The Triumph of Christianity: How a Forbidden Religion Swept the World
- Cover
- Author: Bart D. Ehrman
- Language: English
- Publisher: Simon & Schuster
- Publication date: February 13, 2018
- Media type: Print (hardback & paperback)
- Pages: 352
- ISBN: 9781501136702

= The Triumph of Christianity =

Book by Bart D. Ehrman

The Triumph of Christianity: How a Forbidden Religion Swept the World is a book by American New Testament scholar Bart D. Ehrman. Published on February 13, 2018, by Simon & Schuster, the book concerns the history of early Christianity and its spread throughout the world.

==Reception==
Tom Bissell, in his review of The Triumph of Christianity for The New York Times, commended both it and Ehrman's prior book The Orthodox Corruption of Scripture for showcasing Ehrman's "steadfast humanizing impulse". Bob Duffy of the Washington Independent Review of Books wrote that The Triumph of Christianity "remains solidly grounded in first-rate scholarship. And although a few loony emperors do lurk about and the (very) occasional persecution arises, the reader in search of the dramatic, the sentimental, or the miraculous is likely to find scant fulfillment here."

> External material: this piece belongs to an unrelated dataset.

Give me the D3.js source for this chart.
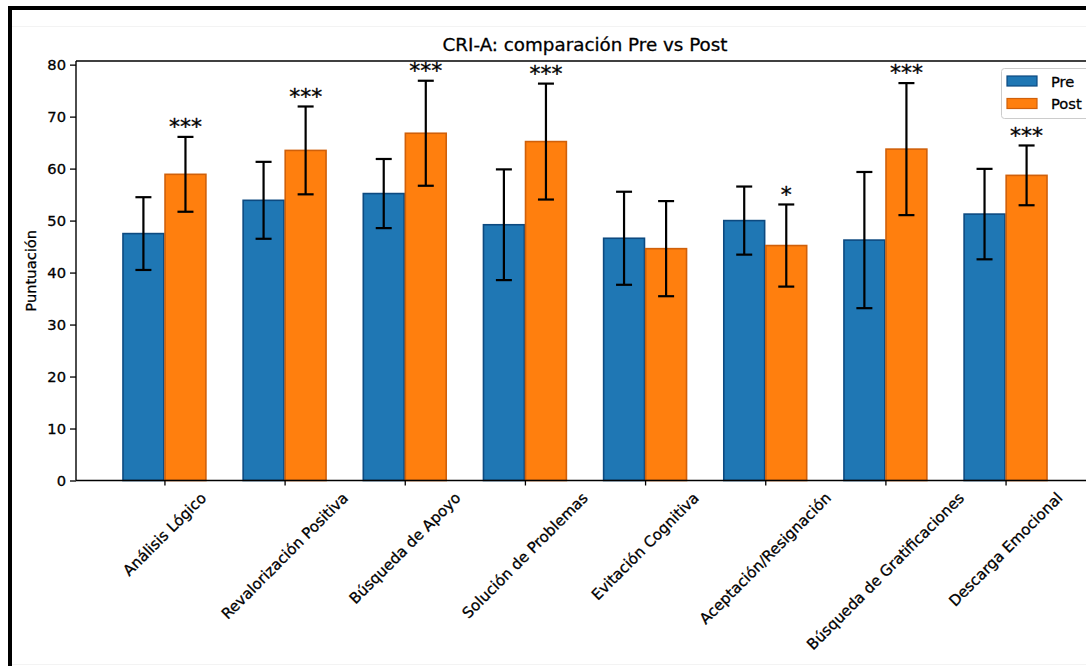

Paul W. Gleason, reviewing the book for Newsday, wrote that "Ehrman's conclusions are debatable, as he knows perfectly well. Like a good college lecture class, his book offers both a wealth of historical information and, to make sense of it all, a few plausible theories – including his own. He doesn't tell us what to think. He gives us a lot to think about."

The Wall Street Journals Douglas Boin called The Triumph of Christianity "a chipper but superficial retelling of the rise of Christianity."